US border patrol saw the number of Cubans processed through its Miami field office more than double to 2,135 in the last quarter of 2014 compared with the same quarter a year earlier, according to Customs and Border Protection statistics. Numbers were even higher at Mexico border crossings, where nearly 6,500 Cubans were registered crossing into the US in the last three months of 2014 – a 50 percent jump over the same quarter in 2013.

The fact that some of the most powerful members of the Cuban-American community favor tighter restrictions on Cuban immigration might seem surprising. But the shift reflects the growing political diversity of the Cuban community in the US and a waning of anti-Castro fervor among newer immigrants focused on economic priorities.

Rubio, the son of Cuban immigrants, is just one political leader who is critical of a growing number of Cubans who come to the US presumably as political exiles, but then just a year later are traveling regularly between Miami and Havana (under the eased travel restrictions for Cuban exiles visiting family, which Obama approved in 2011).

Saying he would never criticize Cubans returning to visit family, Rubio told a group of reporters in Washington last August: “What I do think is that if you come to this country and say you are in exile, fleeing oppression, and a year and a day after you’ve lived here you travel back to Cuba 20-30-40 times a year, it really undermines that argument.”

So far, however, the two governments are showing no signs of finding common ground on redoing migration arrangements.
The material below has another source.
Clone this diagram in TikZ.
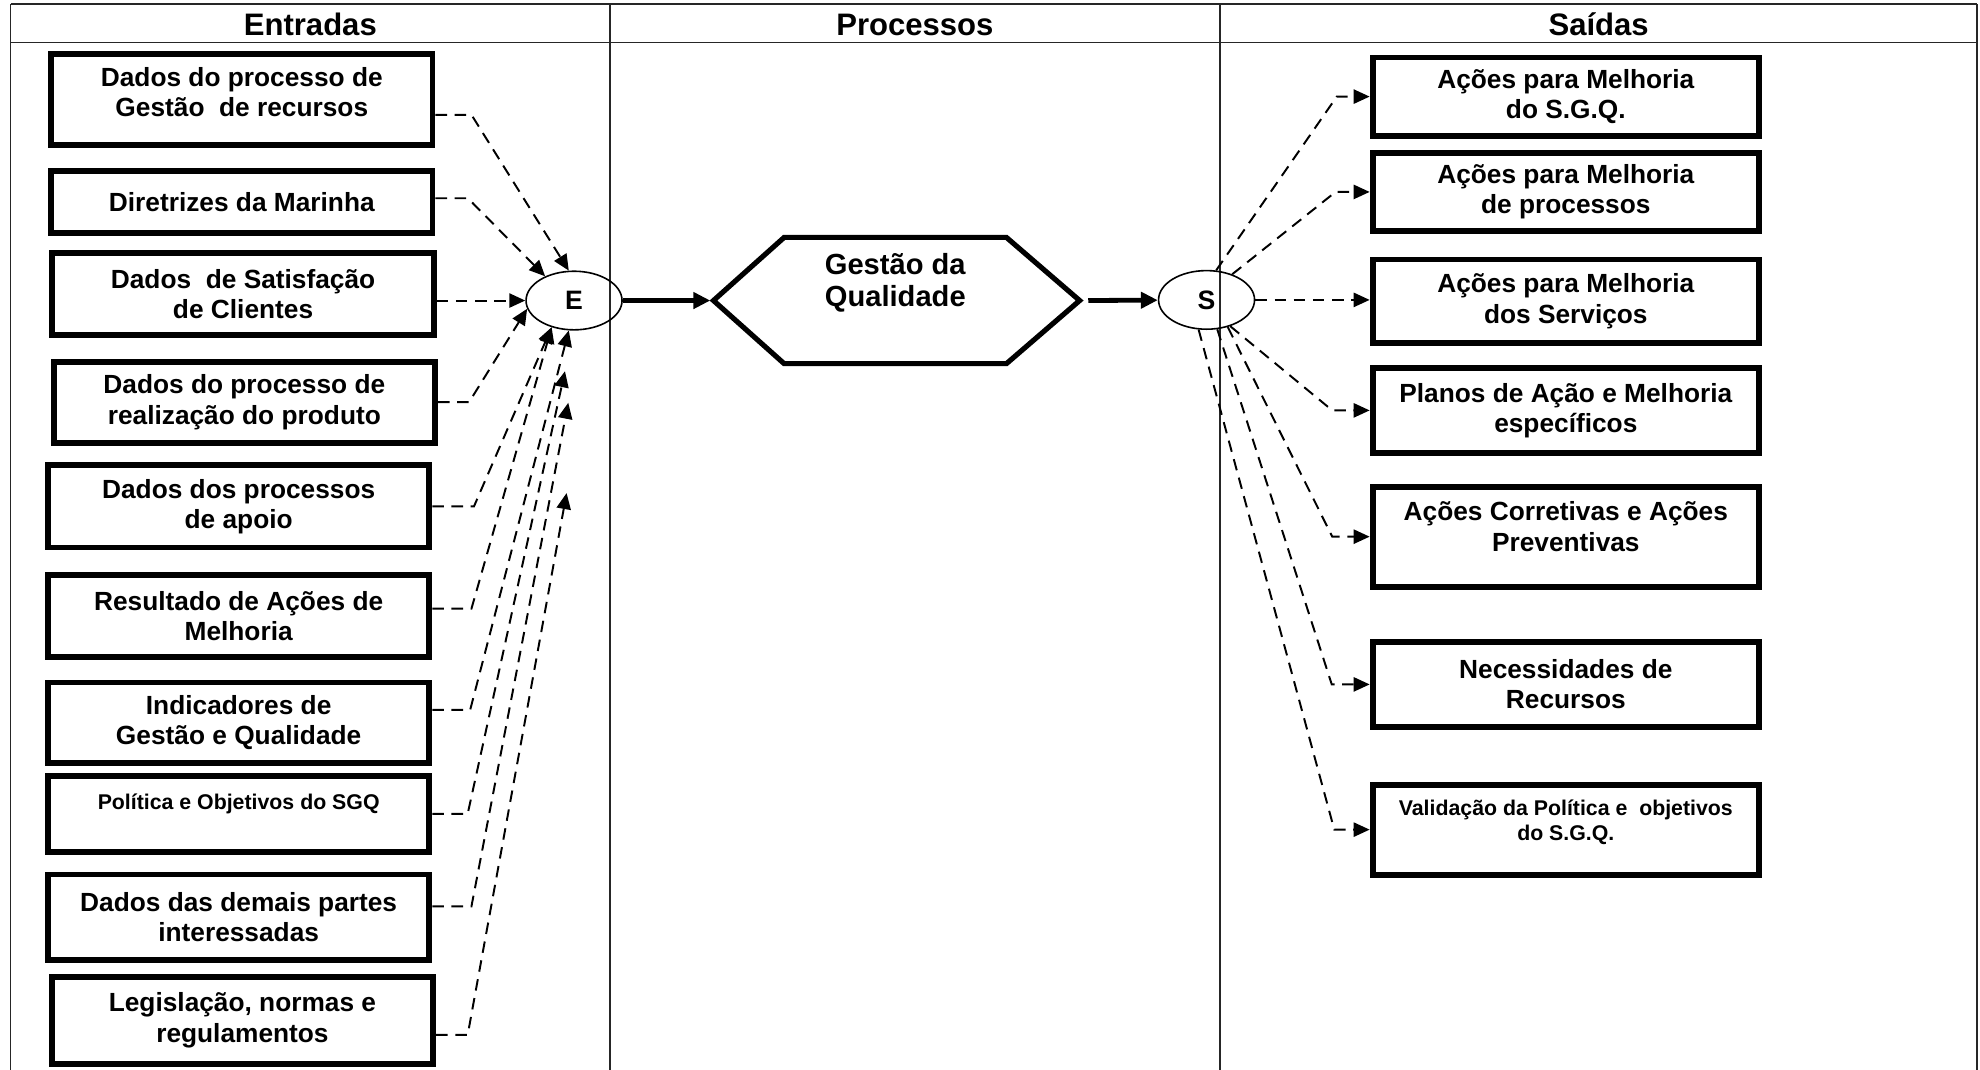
\documentclass[tikz,border=0pt]{standalone}
\usepackage{fontspec}
\setmainfont{Liberation Sans}
\usetikzlibrary{arrows.meta, shapes.geometric, positioning}

\begin{document}
\begin{tikzpicture}[x=0.025cm, y=-0.025cm,
    tabline/.style={line width=0.8pt, black!85},
    head/.style={font=\fontsize{17.5}{20}\selectfont\bfseries},
    inbox/.style={draw, line width=3.3pt, inner sep=0pt, minimum width=7.55cm, align=center,
        font=\fontsize{14.8}{17}\selectfont\bfseries},
    outbox/.style={inbox, minimum width=7.65cm},
    smalltext/.style={font=\fontsize{12}{14}\selectfont\bfseries},
    hub/.style={draw, ellipse, line width=0.9pt, minimum width=1.9cm, minimum height=1.16cm,
        inner sep=0pt, font=\fontsize{15}{18}\selectfont\bfseries},
    feed/.style={line width=1.1pt, dash pattern=on 6.5pt off 4.3pt, -{Triangle[length=9pt,width=8pt]}},
    flow/.style={line width=2.7pt, -{Triangle[length=9.5pt,width=9pt]}}
]
        \useasboundingbox (0,0) rectangle (1568,847);

        % Table
        \draw[tabline] (8.5,3.2) -- (1565.6,3.2);
        \draw[tabline] (8.5,33.5) -- (1565.6,33.5);
        \draw[tabline] (8.5,3.2) -- (8.5,847);
        \draw[tabline] (483,3.2) -- (483,847);
        \draw[tabline] (966,3.2) -- (966,847);
        \draw[tabline] (1565.6,3.2) -- (1565.6,847);

        \node[head] (hEnt) at (245.75,19.5) {Entradas};
        \node[head] (hProc) at (724.5,19.5) {Processos};
        \node[head] (hSai) at (1266,19.5) {Saídas};

        % Inputs
        \node[inbox, minimum height=1.8cm] (gr) at (191.5,78.5) {Dados do processo de\\Gestão~ de recursos\rule[-2.75mm]{0pt}{0pt}};
        \node[inbox, minimum height=1.23cm] (mar) at (191.5,160) {Diretrizes da Marinha};
        \node[inbox, minimum height=1.63cm] (sat) at (192.5,233) {Dados~ de Satisfação\\de Clientes};
        \node[inbox, minimum height=1.6cm] (real) at (193.5,318.5) {Dados do processo de\\realização do produto};
        \node[inbox, minimum height=1.63cm] (apo) at (189,401) {Dados dos processos\\de apoio};
        \node[inbox, minimum height=1.63cm] (res) at (189,488) {Resultado de Ações de\\Melhoria};
        \node[inbox, minimum height=1.6cm] (ind) at (189,572.5) {Indicadores de\\Gestão e Qualidade};
        \node[inbox, smalltext, minimum height=1.5cm] (pol) at (189,644.5) {Política e Objetivos do SGQ\\~};
        \node[inbox, minimum height=1.7cm] (par) at (189,726.5) {Dados das demais partes\\interessadas};
        \node[inbox, minimum height=1.73cm] (leg) at (192,808) {Legislação, normas e\\regulamentos};

        % Process
        \node[hub] (E) at (454.6,238) {E};
        \node[hub] (S) at (955.5,237.5) {S};

        \draw[line width=2.9pt] (565,238) -- (621,188) -- (797,188) -- (855,238) -- (797,288) -- (621,288) -- cycle;
        \node[align=center, font=\fontsize{16.4}{18.5}\selectfont\bfseries] (gq) at (709,224) {Gestão da\\Qualidade};
        \coordinate (gqW) at (562.5,238);
        \coordinate (gqE) at (857,238);

        \draw[flow] (E) -- (gqW);
        \draw[flow, shorten <=1.2mm] (gqE) -- (S);

        % Outputs
        \node[outbox, minimum height=1.55cm] (sgq) at (1240,76.5) {Ações para Melhoria\\do S.G.Q.};
        \node[outbox, minimum height=1.53cm] (proc) at (1240,152) {Ações para Melhoria\\de processos};
        \node[outbox, minimum height=1.65cm] (serv) at (1240,238.5) {Ações para Melhoria\\dos Serviços};
        \node[outbox, minimum height=1.68cm] (plan) at (1240,325) {Planos de Ação e Melhoria\\específicos};
        \node[outbox, minimum height=1.98cm] (corr) at (1240,425) {Ações Corretivas e Ações\\Preventivas\rule[-4mm]{0pt}{0pt}};
        \node[outbox, minimum height=1.68cm] (nec) at (1240,542) {Necessidades de\\Recursos};
        \node[outbox, smalltext, minimum height=1.78cm] (val) at (1240,657) {Validação da Política e~ objetivos\\do S.G.Q.\rule[-3.7mm]{0pt}{0pt}};

        % Loose arrow tips below E
        \coordinate (tipA) at (447.4,294);
        \coordinate (tipB) at (450,319);
        \coordinate (tipC) at (448.7,390.5);

        % Inputs to E
        \draw[feed] ([yshift=-3.1mm]gr.east) -- ++(28.5,0) -- (E.100);
        \draw[feed] ([yshift=0.75mm]mar.east) -- ++(25.7,0) -- (E.140);
        \draw[feed] (sat.east |- E.west) -- (E.west);
        \draw[feed] (real.east) -- ++(24.6,0) -- (E.190);
        \draw[feed] (apo.east) -- ++(33,0) -- (E.230);
        \draw[feed] ([yshift=1.5mm]res.east) -- ++(31,0) -- (E.230);
        \draw[feed] ([yshift=2.6mm]ind.east) -- ++(30,0) -- (E.-100);
        \draw[feed] (pol.east) -- ++(28,0) -- (tipA);
        \draw[feed] ([yshift=2.2mm]par.east) -- ++(31,0) -- (tipB);
        \draw[feed] ([yshift=-2.9mm]leg.east) -- ++(25,0) -- (tipC);

        % S to outputs
        \draw[feed] (S.72) -- ([xshift=-6.5mm]sgq.west) -- (sgq.west);
        \draw[feed] (S.45) -- ([xshift=-6.75mm]proc.west) -- (proc.west);
        \draw[feed] (S.east) -- (S.east -| serv.west);
        \draw[feed] (S.-48) -- ([xshift=-7.4mm]plan.west) -- (plan.west);
        \draw[feed] (S.-52) -- ([xshift=-7.4mm]corr.west) -- (corr.west);
        \draw[feed] (S.-70) -- ([xshift=-7.5mm]nec.west) -- (nec.west);
        \draw[feed] (S.-105) -- ([xshift=-7mm]val.west) -- (val.west);

\end{tikzpicture}
\end{document}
At migration talks in Havana last month – the first talks on the issue between US and Cuban officials since December’s normalization announcements – each side stuck to its usual guns.

The Cuban government demanded an end to a US policy that it says only encourages a “brain drain” of Cuban professionals who, after getting a free education in Cuba, are enticed by America’s open door to seek lucrative posts in the US. American officials chose to focus on Cuba’s obligation under existing migration accords to take back “excludable aliens,” which by and large refers to Cubans who have committed crimes.

With the Obama administration at least so far resisting any change in Cuba immigration policy, it may end up being Cuban-Americans (including those in Congress) who prompt a reform of the cold-war-era law.